The opening line, "I fucked up", is, presumably, intended to showcase Albarn's new found sense of reflection but, in truth, Blur have always had songs like this. Two of my favourite Blur songs, Blue Jeans and Badhead - neither (sadly) played at Hammersmith, are seeped in a deep sense of yearning. As I remarked to Pam between songs, Blur work better for me when they lean into their pop instincts rather than try to be out and out rockers. And I can leave the "oi oi" stuff completely. Got plenty of that after the gig when we had lasties in The Swan and an impromptu singalong of Parklife broke out.
St Charles Square may be the most instant song on The Ballad Of Darren but for me the standout track is Barbaric. Musically jaunty yet lyrically pondering trauma, the "pyre of abdication", "empty groves", and "winter darkness". It excavates the complex ruins of a failed, or failing, relationship but it could equally refer to the band's own complicated dynamics. Famously, members have fallen out in the past and I often wonder how drummer Dave Rowntree's Labour politics rub up against Alex James hosting Tory wankers like David Cameron at his 'boutique' festivals.
Equally, Barbaric works as a paean to ageing, to growing old. I chose to read it this way. Of late, I've become more cynical about gigs and the gig going experience. The demographic now is for older, wealthier people to go to gigs (I'm at least one of those things but I'm certainly not the other) and this pricing younger people out of the gig going experience is, for me, not great. That's why most of the big gigs this summer have been acts like Bruce Springsteen, Elton John, Billy Joel, Guns'n'Roses, Neil Young, Pulp, and Blur. Even Arctic Monkeys would have been considered absolute dinosaurs when I came of gig going age in the eighties.

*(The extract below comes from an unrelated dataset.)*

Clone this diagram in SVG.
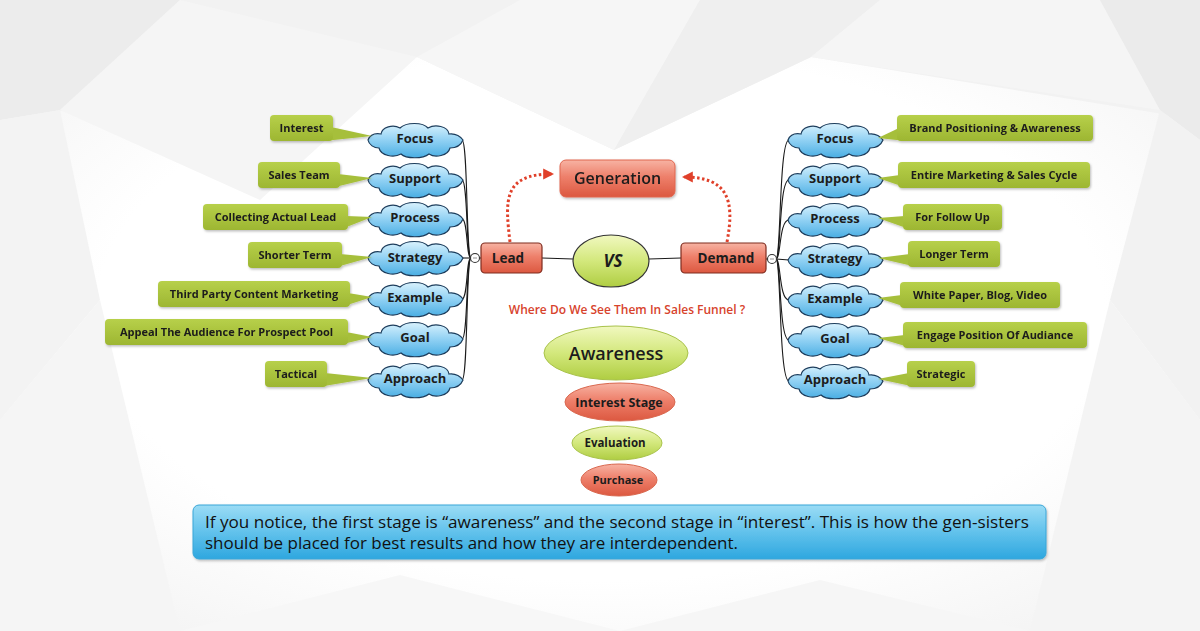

I guess rock, like Blur and like me, got old, its hair turned grey, it put on weight, and it started to wear sensible shoes. That's not, in itself, a criticism as much as its an observation but it feels sad that young people today won't have the life changing experiences of live music that me and my peer group were lucky enough to have. Memes are fun but they don't send a chill down your back like a great song.
After Barbaric, The Ballad Of Darren (played, of course, in strict order last night) takes a melancholy turn. Albarn spends a fair part of the gig sat behind his piano. Russian Strings and The Everglades (For Leonard) are pure ballad territory. They're yet to reach the level of a track like To The End but that doesn't seem to bother the devoted Blur fans. Many of them wave their arms in the air and sing along to every word of album tracks only released five days ago.
Devotion! Possibly the best received song of the night (bar one, the final song of the encore) was The Narcissist. It was the first single from The Ballad Of Darren so people have had a bit longer to get used to it but I don't think that's the reason why. It's just a classic Blur tune. Albarn singing "I'm a shine a light in your eye", guitarist Graham Coxon (Pam's favourite - that's why there's a photo of him and none of Damon Albarn) providing gentle backing vocals. In what seems to be a running theme to The Ballad Of Darren it seems to be about a disintegrating relationship and Albarn pondering the mistakes he's made. Luckily for him, he's a hugely successful pop star so he gets to do this on albums and at venues like Wembley Stradium and Hammersmith Apollo rather than the Forest Hill Wetherspoons.
The final few songs on the album are all of a kind. The super friendly audience, me and Pam included, more inclined to sway than jump up and down. Goodbye Albert could hardly be further away from a track like Song 2 if it tried, Far Away Island much the same, and Avalon a bit livelier (as an aside if you're going to call a song Avalon you're going to find me comparing you, unfavourably, to Roxy Music who, for me, OWN that title). Album closer The Heights, a graceful piece about "running out of time" and "something so momentary you can only be it", ends the set, and the livestream, with more of a whisper than a scream and that seems wholly appropriate for this late period, almost grown up, Blur. Even if, admittedly from some distance back, they all still look fiendishly youthful.
At the end of the set, Albarn said a few words and hinted, with a cheeky smile, they'd be back on if we were nice. An encore was confirmed and we wondered if it'd be hits. I kind of expected hits but hoped for a few deeper cuts. But not as deep as the ones we were given. Pyongyang (a track from 2015's The Magic Whip), Clover Over Dover (from Parklife, one I actually knew), Mr Briggs from Leisure, All Your Life from 1997's self titled album, and Theme From An Imaginary Film which was an extra track on a 2012 reissue of Parklife.
As Pam went down the front to take some snaps and ogle Graham Coxon, I used the opportunity to pop to the toilet (I'd gone five pints without a piss which is almost certainly some kind of record) and when I came out I heard an enormous cheer. Blur had decided to end the night with the anthemic crowd pleaser The Univseral and people were going fucking nuts for it. It was a nice note to end the gig on and it made me realise that Blur hadn't actually lost that feeling that they thought they'd never lose - and nor had I. Not just yet. Still some life left in the old dog.
Thanks to Pam for (some of) the photos, for sorting the tickets, and, most of all, for being (as always) absolutely brilliant company at Sagar, at the gig, and in the pub afterwards. By the way, did I mention I walked all the way to Hammersmith (for the first time ever)? It took about four hours and I saw a woman rescuing an injured seagull in Vauxhall.